Jesus told the crowd that God blesses those who are humble, obedient, merciful, and peace-loving—even though the world may ridicule them. He promises that their reward will be in heaven.

Materials Needed

  • Bean bag
  • Masking tape
  • A simple prize

Preparation for Sunday Scripture Readings

  1. Bring a beanbag to class. Mark a line on the floor with masking tape.

  2. Invite children to stand several feet behind the line. Say: Everyone will have a turn, but who would like to throw the beanbag first and who wants to be the last? Most children will want to be first, of course. Allow the children to each take a turn. Then give a prize to the child who is last. Explain that the last child would have received the prize even if he or she had not gotten the beanbag over the line. Tell the children that today's Gospel will help them to understand why the last child is getting the prize today.

  3. Read today's Gospel, Matthew 5:1-12a, to the children.

  4. Say: In today's Gospel, we hear Jesus promise happiness and blessings to many people. Who are some of the people Jesus calls happy? (those who mourn, peacemakers, the clean of heart, and so on) Is this surprising to you? Why or why not? (Accept all reasonable answers.) Say: If you understand what Jesus taught in today's Gospel, then you might be able to tell us why the last child in our game today received a prize.

  5. Ask: Why do you think the last child received the prize today? After hearing the children's ideas, explain that the Beatitudes teach us that those who put the needs of others ahead of their own needs will be rewarded by God.

  6. Conclude by praying together the Beatitudes or by singing a song, such as the “Peace Prayer of St. Francis” or “This Little Light of Mine.”

Making the Connection (Grades 4, 5, and 6)

Gospel Reading
Matthew 5:1-12a
Jesus teaches what it means to be happy.

Young people today hear many messages about what makes a person happy. Many of the messages about happiness from our contemporary culture try to sell us quick and superficial happiness. In the Beatitudes, Jesus offers us an alternative prescription for happiness, one that promises lasting happiness to those who live by his teaching.

Materials Needed

  • Several advertisements that link the product advertised with happiness
  • Art supplies for making advertisements

Preparation for Sunday Scripture Readings

  1. Show several examples of advertisements that claim that the product advertised will bring happiness. Ask: What does this advertisement want you to believe about this product? (that it will make you happy; that it will make you successful) Can this product actually do that? (It might bring short-term happiness but not anything that lasts.)

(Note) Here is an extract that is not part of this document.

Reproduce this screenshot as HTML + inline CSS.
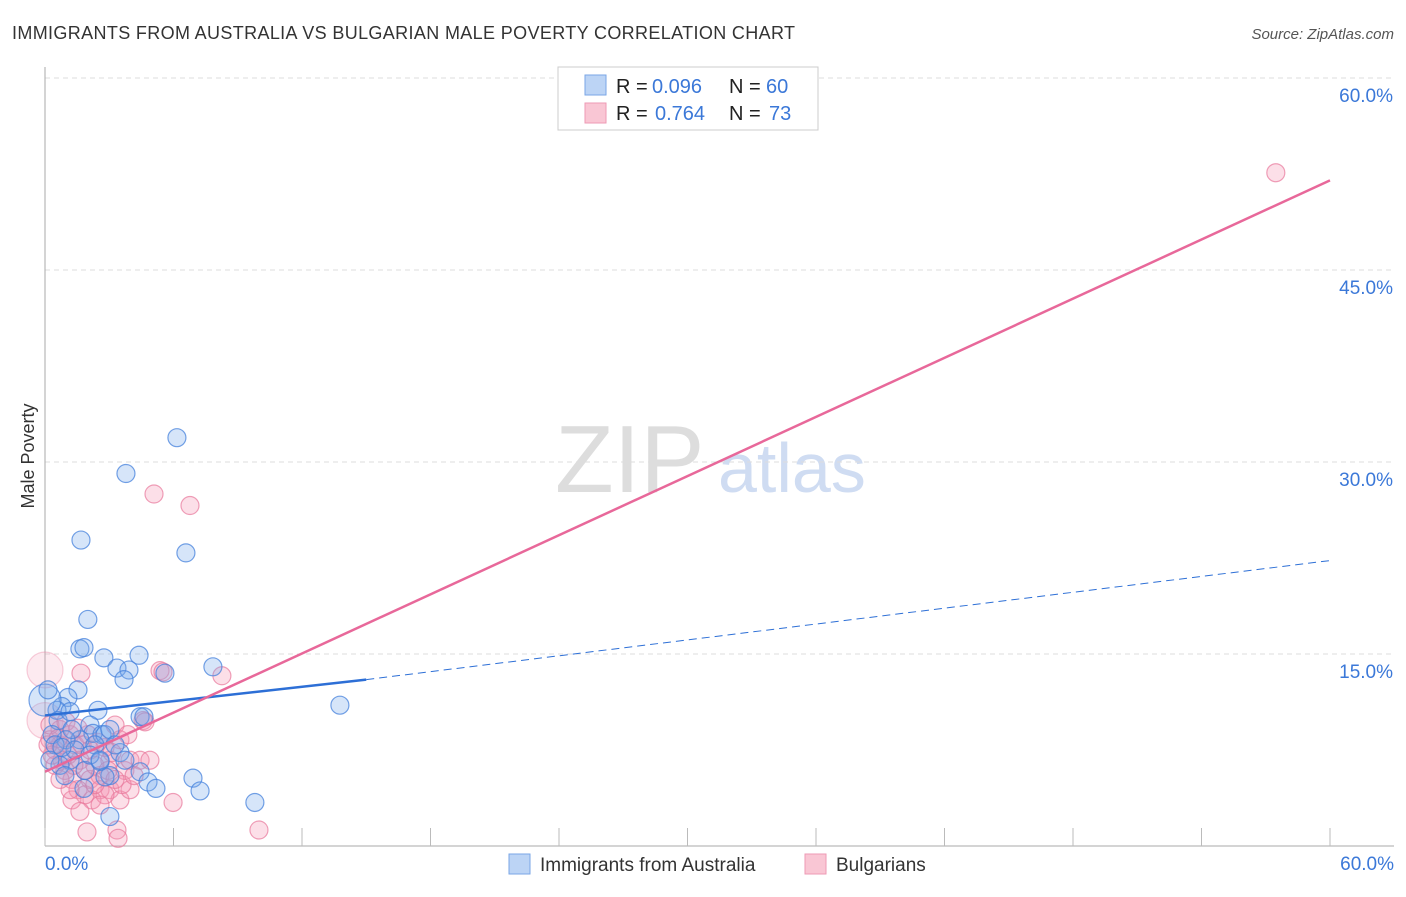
<!DOCTYPE html>
<html><head><meta charset="utf-8"><style>
body{margin:0;background:#fff;font-family:"Liberation Sans",sans-serif;}
svg text{font-family:"Liberation Sans",sans-serif;}
</style></head><body>
<svg width="1406" height="892" viewBox="0 0 1406 892">
<text x="12" y="39" font-size="18" fill="#333" textLength="783" lengthAdjust="spacing">IMMIGRANTS FROM AUSTRALIA VS BULGARIAN MALE POVERTY CORRELATION CHART</text>
<text x="1394" y="39" font-size="15" fill="#555" font-style="italic" text-anchor="end">Source: ZipAtlas.com</text>
<text x="0" y="0" transform="translate(34,456) rotate(-90)" font-size="18" fill="#333" text-anchor="middle">Male Poverty</text>
<g><text x="555" y="492" font-size="96" fill="#ddd" font-family="Liberation Serif">ZIP</text><text x="718" y="492" font-size="70" fill="#cfdcf2">atlas</text></g>
<g id="grid"></g>
<g id="axes"></g>
<g id="pts"></g>
<g id="lines"></g>
<g>
<rect x="558" y="67" width="260" height="63" fill="#fff" stroke="#ccc"/>
<rect x="585" y="75" width="21" height="20" fill="#bcd4f5" stroke="#7aa6e6"/>
<rect x="585" y="103" width="21" height="20" fill="#f9c6d4" stroke="#ee9ab4"/>
<text x="616" y="93" font-size="20" fill="#222">R =</text>
<text x="652" y="93" font-size="20" fill="#3b78d8">0.096</text>
<text x="729" y="93" font-size="20" fill="#222">N =</text>
<text x="766" y="93" font-size="20" fill="#3b78d8">60</text>
<text x="616" y="120" font-size="20" fill="#222">R =</text>
<text x="655" y="120" font-size="20" fill="#3b78d8">0.764</text>
<text x="729" y="120" font-size="20" fill="#222">N =</text>
<text x="769" y="120" font-size="20" fill="#3b78d8">73</text>
</g>
<g>
<rect x="509" y="854" width="21" height="20" fill="#bcd4f5" stroke="#7aa6e6"/>
<text x="540" y="871" font-size="19" fill="#333">Immigrants from Australia</text>
<rect x="805" y="854" width="21" height="20" fill="#f9c6d4" stroke="#ee9ab4"/>
<text x="836" y="871" font-size="19" fill="#333">Bulgarians</text>
</g>
</svg>
<script>
const blueX=[6.16,3.78,1.68,6.58,2.0,1.63,1.82,2.75,4.39,3.36,3.92,3.69,5.6,7.84,1.54,1.07,0.79,0.56,2.47,13.77,4.44,4.62,0,0.14,2.1,2.24,2.66,2.8,1.63,2.33,3.5,0.98,0.61,0.33,1.17,0.7,3.03,4.44,2.8,4.81,5.18,6.91,7.24,1.82,3.03,9.8,0.47,1.4,2.57,1.87,0.79,1.26,3.03,0.23,3.73,0.93,2.1,3.27,1.17,2.57];
const blueY=[31.9,29.1,23.9,22.9,17.7,15.4,15.5,14.7,14.9,13.9,13.75,13.0,13.5,14.0,12.2,11.6,10.9,10.6,10.6,11.0,10.1,10.1,11.4,12.2,9.45,8.8,8.7,8.7,8.3,7.9,7.3,8.3,9.8,8.7,6.7,6.3,5.5,5.8,5.4,5.0,4.5,5.3,4.3,4.5,2.3,3.4,7.9,7.5,6.6,5.9,7.7,9.1,9.1,6.7,6.7,5.5,7.1,7.9,10.5,6.7];
const pinkX=[57.47,5.09,6.77,1.68,5.37,5.51,8.26,0,0,0.23,0.47,0.7,1.17,1.4,1.63,1.87,2.1,2.57,3.03,3.27,3.5,3.73,3.97,4.44,4.9,4.58,4.67,2.57,3.03,3.5,3.36,3.41,1.96,5.98,9.99,0.93,1.26,1.54,2.19,2.8,2.33,0.47,0.7,1.07,1.73,2.0,2.8,3.13,3.97,1.35,0.79,0.23,0.61,0.98,1.54,2.47,2.94,3.6,4.16,1.87,1.26,2.57,3.27,0.33,0.14,2.1,1.17,0.7,2.33,1.63,3.87];
const pinkY=[52.6,27.5,26.6,13.5,13.7,13.6,13.3,13.75,9.8,8.3,7.5,7.9,8.7,7.9,6.7,5.9,5.2,5.5,6.7,9.45,8.3,5.9,6.7,6.7,6.7,9.8,9.7,4.4,4.4,3.6,1.25,0.6,1.1,3.4,1.25,5.9,5.2,4.4,3.6,4.0,6.3,6.3,9.1,7.1,7.9,8.7,7.7,7.3,4.4,6.3,6.7,9.45,8.4,9.7,9.2,8.1,5.9,4.8,5.5,4.0,3.6,3.2,5.2,7.1,7.9,7.5,4.4,5.2,4.8,2.7,8.7];
const bigPink=[7,8];
const yTicks=[15,30,45,60];
const xTickLabels=["0.0%","60.0%"];
const blueTrend=[[0,10.2],[15,13.0],[60,22.3]];
const pinkTrend=[[0,5.8],[60,52.0]];
const sx=v=>45+v*(1285/60), sy=v=>846-v*12.8;
const NS="http://www.w3.org/2000/svg";
function mk(tag,attrs,parent){const e=document.createElementNS(NS,tag);for(const k in attrs)e.setAttribute(k,attrs[k]);document.getElementById(parent).appendChild(e);return e;}
yTicks.forEach(t=>{
 const l=mk('line',{x1:45,x2:1394,y1:sy(t),y2:sy(t),stroke:'#ddd','stroke-dasharray':'5,4'},'grid');
 
 
 const tx=mk('text',{x:1393,y:sy(t)+24,'font-size':19,fill:'#3b78d8','text-anchor':'end'},'grid');tx.textContent=t.toFixed(1)+'%';
 
 
});
const ax=mk('line',{x1:45,x2:1394,y1:846,y2:846,stroke:'#aaa'},'axes');


const ay=mk('line',{x1:45,x2:45,y1:67,y2:846,stroke:'#aaa'},'axes');


for(let i=0;i<=10;i++){const t=mk('line',{x1:sx(i*6),x2:sx(i*6),y1:828,y2:846,stroke:'#bbb'},'axes');
 
 }
const xl0=mk('text',{x:45,y:870,'font-size':19,fill:'#3b78d8'},'axes');xl0.textContent=xTickLabels[0];


const xl1=mk('text',{x:1394,y:870,'font-size':19,fill:'#3b78d8','text-anchor':'end'},'axes');xl1.textContent=xTickLabels[1];


pinkX.forEach((x,i)=>{const big=bigPink.includes(i);const c=mk('circle',{cx:sx(x),cy:sy(pinkY[i]),r:big?18:9,fill:big?'rgba(244,150,180,0.2)':'rgba(244,150,180,0.3)',stroke:big?'rgba(232,120,155,0.35)':'rgba(232,120,155,0.7)','stroke-width':1.2},'pts');
 
 });
blueX.forEach((x,i)=>{const c=mk('circle',{cx:sx(x),cy:sy(blueY[i]),r:i==22?16:9,fill:'rgba(120,170,235,0.3)',stroke:'rgba(70,130,220,0.75)','stroke-width':1.2},'pts');
 
 });
const bs=mk('line',{x1:sx(blueTrend[0][0]),y1:sy(blueTrend[0][1]),x2:sx(blueTrend[1][0]),y2:sy(blueTrend[1][1]),stroke:'#2d6fd6','stroke-width':2.5},'lines');


const bd=mk('line',{x1:sx(blueTrend[1][0]),y1:sy(blueTrend[1][1]),x2:sx(blueTrend[2][0]),y2:sy(blueTrend[2][1]),stroke:'#2d6fd6','stroke-width':1,'stroke-dasharray':'8,5'},'lines');


const pt=mk('line',{x1:sx(pinkTrend[0][0]),y1:sy(pinkTrend[0][1]),x2:sx(pinkTrend[1][0]),y2:sy(pinkTrend[1][1]),stroke:'#e8689a','stroke-width':2.5},'lines');


</script>
</body></html>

  2. Invite several volunteers to read today's Gospel, Matthew 5:1-12a. Perhaps a different person can read each one of the Beatitudes.

  3. Ask: What are some of the things that Jesus says will bring blessings and happiness? (poverty of spirit, mourning, seeking righteousness, a clean heart) Invite the children to consider what one or more of the Beatitudes means by asking them to name a specific example of what the Beatitude teaches. “Blessed are the merciful,” for example, means that we will find happiness when we forgive someone who has hurt us.

  4. Invite each person in the group to create an advertisement about how to live one of the Beatitudes. Display these ads as part of your closing prayer.

  5. To conclude, decorate your prayer space with the children's advertisements. Gather in the prayer space and pray together prayers of petition based on the Beatitudes, such as “We pray that we will be peacemakers who seek to get along with other people even when this is difficult. We pray to the Lord.” All respond: “Lord hear our prayer.”

Making the Connection (Grades 7 and 8)

Gospel Reading
Matthew 5:1-12a
Jesus teaches what it means to be happy.


Young people at this age are bombarded with messages that promise them happiness. In this Sunday's Gospel, Jesus reverses expectations and points out what true happiness is.

Materials Needed

  • None

Preparation for Sunday Scripture Readings

  1. Do the following opposites exercise.

  2. Go around the room and give each young person a chance to name the opposite of the word you say aloud.

  3. Use the following words: deep (shallow), maximum (minimum), wide (narrow), ask (answer), active (passive), fail (succeed), love (hate), defend (attack), true (false), together (separate), cheap (expensive), future (past), all (none), help (hurt), return (depart), boring (exciting), friend (enemy), increase (decrease), noisy (quiet), accidentally (deliberately), capture (release), lose (gain or win), child (adult), brave (cowardly), punishment (reward), remember (forget), few (many), guilty (innocent).

  4. When finished, tell the young people that in this Sunday's Gospel, Jesus teaches us the Beatitudes, which reveal that happiness can be found in the opposite of what society teaches us.

  5. Invite volunteers to read aloud Matthew 5:1-12a.

  6. Ask: What are some of the things that society says will make us happy? (money, possessions, power, pleasure) What are some of the things that Jesus says will bring blessings and happiness? (poverty of spirit, mourning, seeking righteousness, a clean heart)

  7. Invite the young people to consider what one or more of the Beatitudes means by asking them to name a specific example of what the Beatitude teaches. (Example: “Blessed are the merciful” means that we will find happiness when we forgive someone who has hurt us.)

  8. Say: Jesus teaches us that true happiness is often found in the opposite of what society teaches will make us happy.

  9. To conclude, gather in the prayer space and pray together prayers of petition based on the Beatitudes, such as “We pray that we will be peacemakers who seek to get along with other people, even when it is difficult. We pray to the Lord.” All respond, “Lord, hear our prayer.”

Family Connection

Today's Gospel offers a contrast to many of the messages we hear in our society today. If we were to accept uncritically the “get ahead” messages of our culture, we would think that happiness means having money, being successful, having many possessions, and so on. When we think this way, we are not unlike the people who heard Jesus teach on the day that he taught the Beatitudes. The crowd that day also associated happiness with material possessions and status.

Talk as a family about what it means to be happy or to be blessed. Make a list of traits that you would associate with a happy person. Then read together today's Gospel, Matthew 5:1-12a. Reflect on Jesus' description of happiness. Think about what each of the Beatitudes might have in common and write a family summary of the Beatitudes. Post the summary in a special place as a reminder of what your family will consider “true happiness.”

Conclude by praying together prayers of petition based on the Beatitudes, e.g., “We pray that we will be peacemakers who seek to get along with other people even when this is difficult. We pray to the Lord.” All respond: “Lord, hear our prayer.”